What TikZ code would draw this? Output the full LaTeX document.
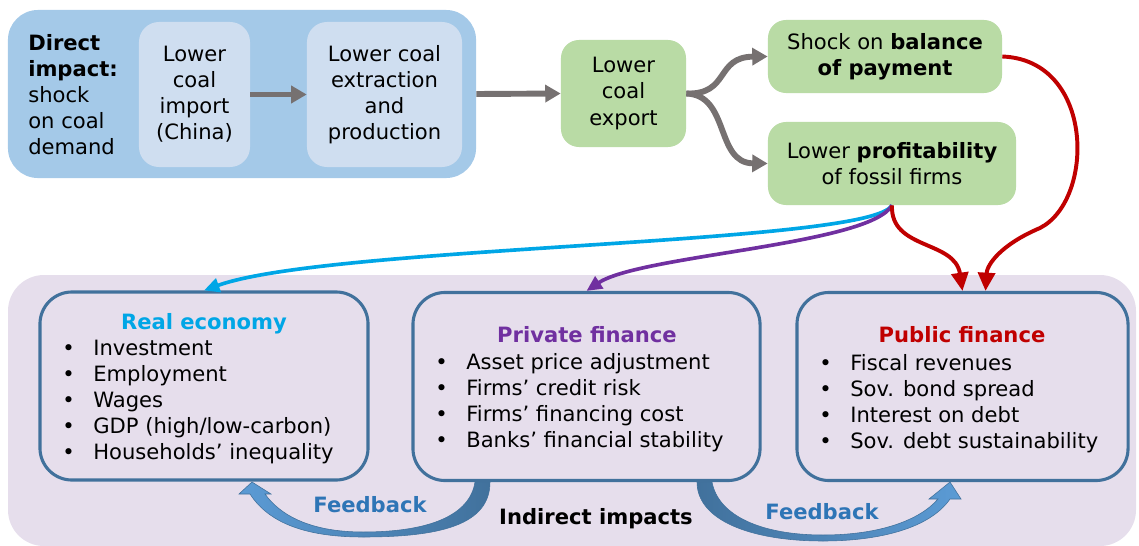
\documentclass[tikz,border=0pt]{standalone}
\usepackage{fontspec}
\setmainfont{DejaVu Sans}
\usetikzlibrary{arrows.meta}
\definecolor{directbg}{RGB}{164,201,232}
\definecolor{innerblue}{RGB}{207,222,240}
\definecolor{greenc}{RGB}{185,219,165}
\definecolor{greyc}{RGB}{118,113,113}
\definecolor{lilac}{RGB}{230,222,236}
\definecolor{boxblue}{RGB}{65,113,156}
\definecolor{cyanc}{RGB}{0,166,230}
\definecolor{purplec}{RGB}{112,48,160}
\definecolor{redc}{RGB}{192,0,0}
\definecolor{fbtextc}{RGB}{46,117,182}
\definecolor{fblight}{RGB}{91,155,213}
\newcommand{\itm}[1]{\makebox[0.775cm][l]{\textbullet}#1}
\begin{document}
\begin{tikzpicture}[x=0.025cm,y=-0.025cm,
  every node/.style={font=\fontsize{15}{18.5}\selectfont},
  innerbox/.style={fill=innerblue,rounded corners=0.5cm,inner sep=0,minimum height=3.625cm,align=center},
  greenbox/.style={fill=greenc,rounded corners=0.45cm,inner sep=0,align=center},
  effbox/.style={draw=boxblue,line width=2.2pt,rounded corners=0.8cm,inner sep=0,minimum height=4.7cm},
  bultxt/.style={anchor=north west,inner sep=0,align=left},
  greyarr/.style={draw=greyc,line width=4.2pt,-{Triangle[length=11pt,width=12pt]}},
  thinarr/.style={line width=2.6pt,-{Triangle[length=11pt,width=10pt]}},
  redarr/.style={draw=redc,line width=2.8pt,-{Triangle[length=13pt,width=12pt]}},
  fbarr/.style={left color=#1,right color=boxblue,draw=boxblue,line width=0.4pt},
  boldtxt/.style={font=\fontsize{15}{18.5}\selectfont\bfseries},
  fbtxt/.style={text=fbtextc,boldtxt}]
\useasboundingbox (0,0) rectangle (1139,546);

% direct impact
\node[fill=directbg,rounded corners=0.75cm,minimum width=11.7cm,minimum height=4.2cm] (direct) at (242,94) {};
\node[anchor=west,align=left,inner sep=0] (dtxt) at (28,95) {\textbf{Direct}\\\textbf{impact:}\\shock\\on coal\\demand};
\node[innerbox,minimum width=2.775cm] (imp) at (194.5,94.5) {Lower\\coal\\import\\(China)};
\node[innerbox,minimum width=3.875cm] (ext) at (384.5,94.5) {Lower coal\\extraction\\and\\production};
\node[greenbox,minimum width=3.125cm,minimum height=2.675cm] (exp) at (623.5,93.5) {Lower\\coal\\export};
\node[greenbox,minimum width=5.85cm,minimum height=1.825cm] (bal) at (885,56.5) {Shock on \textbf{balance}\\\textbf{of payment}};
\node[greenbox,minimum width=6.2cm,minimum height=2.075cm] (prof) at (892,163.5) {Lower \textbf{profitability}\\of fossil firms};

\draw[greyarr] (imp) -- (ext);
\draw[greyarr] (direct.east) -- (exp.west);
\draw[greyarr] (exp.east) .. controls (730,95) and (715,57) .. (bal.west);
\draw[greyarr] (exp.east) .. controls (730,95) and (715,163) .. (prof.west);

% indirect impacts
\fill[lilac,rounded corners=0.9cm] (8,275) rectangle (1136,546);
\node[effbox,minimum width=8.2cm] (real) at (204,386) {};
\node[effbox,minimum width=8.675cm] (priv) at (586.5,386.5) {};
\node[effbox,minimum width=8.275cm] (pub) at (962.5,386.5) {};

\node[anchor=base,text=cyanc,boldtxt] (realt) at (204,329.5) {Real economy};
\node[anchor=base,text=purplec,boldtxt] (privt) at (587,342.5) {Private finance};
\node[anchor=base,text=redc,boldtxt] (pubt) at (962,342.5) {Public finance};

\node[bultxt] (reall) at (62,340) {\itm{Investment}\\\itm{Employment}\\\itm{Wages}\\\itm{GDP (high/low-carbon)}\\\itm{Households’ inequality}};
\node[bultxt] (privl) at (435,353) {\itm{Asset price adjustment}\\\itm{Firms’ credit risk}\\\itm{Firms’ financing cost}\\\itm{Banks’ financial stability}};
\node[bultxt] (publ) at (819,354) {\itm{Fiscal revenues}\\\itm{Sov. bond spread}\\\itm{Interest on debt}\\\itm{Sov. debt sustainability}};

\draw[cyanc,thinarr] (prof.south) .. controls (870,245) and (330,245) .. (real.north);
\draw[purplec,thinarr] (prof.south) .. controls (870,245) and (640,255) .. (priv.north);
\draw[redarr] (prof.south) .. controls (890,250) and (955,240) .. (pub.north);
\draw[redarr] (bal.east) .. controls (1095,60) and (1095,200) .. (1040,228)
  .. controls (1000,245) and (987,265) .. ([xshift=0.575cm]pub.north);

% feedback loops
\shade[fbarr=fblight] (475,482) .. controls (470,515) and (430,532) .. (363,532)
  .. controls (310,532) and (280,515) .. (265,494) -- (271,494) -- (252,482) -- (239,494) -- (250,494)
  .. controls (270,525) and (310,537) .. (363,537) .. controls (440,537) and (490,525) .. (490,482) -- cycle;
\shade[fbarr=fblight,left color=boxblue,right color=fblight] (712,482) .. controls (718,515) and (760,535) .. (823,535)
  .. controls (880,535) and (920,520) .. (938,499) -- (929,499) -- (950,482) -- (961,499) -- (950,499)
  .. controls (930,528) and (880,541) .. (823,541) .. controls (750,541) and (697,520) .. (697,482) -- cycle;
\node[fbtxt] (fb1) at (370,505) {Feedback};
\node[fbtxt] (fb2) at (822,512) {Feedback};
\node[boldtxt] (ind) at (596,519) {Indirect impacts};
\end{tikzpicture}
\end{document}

-- -- --

→ WHAT YOU NEED TO DO: Leaving the pictures aside, transcribe the entire listing exactly.

→ ANSWER IN FULL:
What TikZ code would draw this? Output the full LaTeX document.
\documentclass[tikz,border=0pt]{standalone}
\usepackage{fontspec}
\setmainfont{DejaVu Sans}
\usetikzlibrary{arrows.meta}
\definecolor{directbg}{RGB}{164,201,232}
\definecolor{innerblue}{RGB}{207,222,240}
\definecolor{greenc}{RGB}{185,219,165}
\definecolor{greyc}{RGB}{118,113,113}
\definecolor{lilac}{RGB}{230,222,236}
\definecolor{boxblue}{RGB}{65,113,156}
\definecolor{cyanc}{RGB}{0,166,230}
\definecolor{purplec}{RGB}{112,48,160}
\definecolor{redc}{RGB}{192,0,0}
\definecolor{fbtextc}{RGB}{46,117,182}
\definecolor{fblight}{RGB}{91,155,213}
\newcommand{\itm}[1]{\makebox[0.775cm][l]{\textbullet}#1}
\begin{document}
\begin{tikzpicture}[x=0.025cm,y=-0.025cm,
  every node/.style={font=\fontsize{15}{18.5}\selectfont},
  innerbox/.style={fill=innerblue,rounded corners=0.5cm,inner sep=0,minimum height=3.625cm,align=center},
  greenbox/.style={fill=greenc,rounded corners=0.45cm,inner sep=0,align=center},
  effbox/.style={draw=boxblue,line width=2.2pt,rounded corners=0.8cm,inner sep=0,minimum height=4.7cm},
  bultxt/.style={anchor=north west,inner sep=0,align=left},
  greyarr/.style={draw=greyc,line width=4.2pt,-{Triangle[length=11pt,width=12pt]}},
  thinarr/.style={line width=2.6pt,-{Triangle[length=11pt,width=10pt]}},
  redarr/.style={draw=redc,line width=2.8pt,-{Triangle[length=13pt,width=12pt]}},
  fbarr/.style={left color=#1,right color=boxblue,draw=boxblue,line width=0.4pt},
  boldtxt/.style={font=\fontsize{15}{18.5}\selectfont\bfseries},
  fbtxt/.style={text=fbtextc,boldtxt}]
\useasboundingbox (0,0) rectangle (1139,546);

% direct impact
\node[fill=directbg,rounded corners=0.75cm,minimum width=11.7cm,minimum height=4.2cm] (direct) at (242,94) {};
\node[anchor=west,align=left,inner sep=0] (dtxt) at (28,95) {\textbf{Direct}\\\textbf{impact:}\\shock\\on coal\\demand};
\node[innerbox,minimum width=2.775cm] (imp) at (194.5,94.5) {Lower\\coal\\import\\(China)};
\node[innerbox,minimum width=3.875cm] (ext) at (384.5,94.5) {Lower coal\\extraction\\and\\production};
\node[greenbox,minimum width=3.125cm,minimum height=2.675cm] (exp) at (623.5,93.5) {Lower\\coal\\export};
\node[greenbox,minimum width=5.85cm,minimum height=1.825cm] (bal) at (885,56.5) {Shock on \textbf{balance}\\\textbf{of payment}};
\node[greenbox,minimum width=6.2cm,minimum height=2.075cm] (prof) at (892,163.5) {Lower \textbf{profitability}\\of fossil firms};

\draw[greyarr] (imp) -- (ext);
\draw[greyarr] (direct.east) -- (exp.west);
\draw[greyarr] (exp.east) .. controls (730,95) and (715,57) .. (bal.west);
\draw[greyarr] (exp.east) .. controls (730,95) and (715,163) .. (prof.west);

% indirect impacts
\fill[lilac,rounded corners=0.9cm] (8,275) rectangle (1136,546);
\node[effbox,minimum width=8.2cm] (real) at (204,386) {};
\node[effbox,minimum width=8.675cm] (priv) at (586.5,386.5) {};
\node[effbox,minimum width=8.275cm] (pub) at (962.5,386.5) {};

\node[anchor=base,text=cyanc,boldtxt] (realt) at (204,329.5) {Real economy};
\node[anchor=base,text=purplec,boldtxt] (privt) at (587,342.5) {Private finance};
\node[anchor=base,text=redc,boldtxt] (pubt) at (962,342.5) {Public finance};

\node[bultxt] (reall) at (62,340) {\itm{Investment}\\\itm{Employment}\\\itm{Wages}\\\itm{GDP (high/low-carbon)}\\\itm{Households’ inequality}};
\node[bultxt] (privl) at (435,353) {\itm{Asset price adjustment}\\\itm{Firms’ credit risk}\\\itm{Firms’ financing cost}\\\itm{Banks’ financial stability}};
\node[bultxt] (publ) at (819,354) {\itm{Fiscal revenues}\\\itm{Sov. bond spread}\\\itm{Interest on debt}\\\itm{Sov. debt sustainability}};

\draw[cyanc,thinarr] (prof.south) .. controls (870,245) and (330,245) .. (real.north);
\draw[purplec,thinarr] (prof.south) .. controls (870,245) and (640,255) .. (priv.north);
\draw[redarr] (prof.south) .. controls (890,250) and (955,240) .. (pub.north);
\draw[redarr] (bal.east) .. controls (1095,60) and (1095,200) .. (1040,228)
  .. controls (1000,245) and (987,265) .. ([xshift=0.575cm]pub.north);

% feedback loops
\shade[fbarr=fblight] (475,482) .. controls (470,515) and (430,532) .. (363,532)
  .. controls (310,532) and (280,515) .. (265,494) -- (271,494) -- (252,482) -- (239,494) -- (250,494)
  .. controls (270,525) and (310,537) .. (363,537) .. controls (440,537) and (490,525) .. (490,482) -- cycle;
\shade[fbarr=fblight,left color=boxblue,right color=fblight] (712,482) .. controls (718,515) and (760,535) .. (823,535)
  .. controls (880,535) and (920,520) .. (938,499) -- (929,499) -- (950,482) -- (961,499) -- (950,499)
  .. controls (930,528) and (880,541) .. (823,541) .. controls (750,541) and (697,520) .. (697,482) -- cycle;
\node[fbtxt] (fb1) at (370,505) {Feedback};
\node[fbtxt] (fb2) at (822,512) {Feedback};
\node[boldtxt] (ind) at (596,519) {Indirect impacts};
\end{tikzpicture}
\end{document}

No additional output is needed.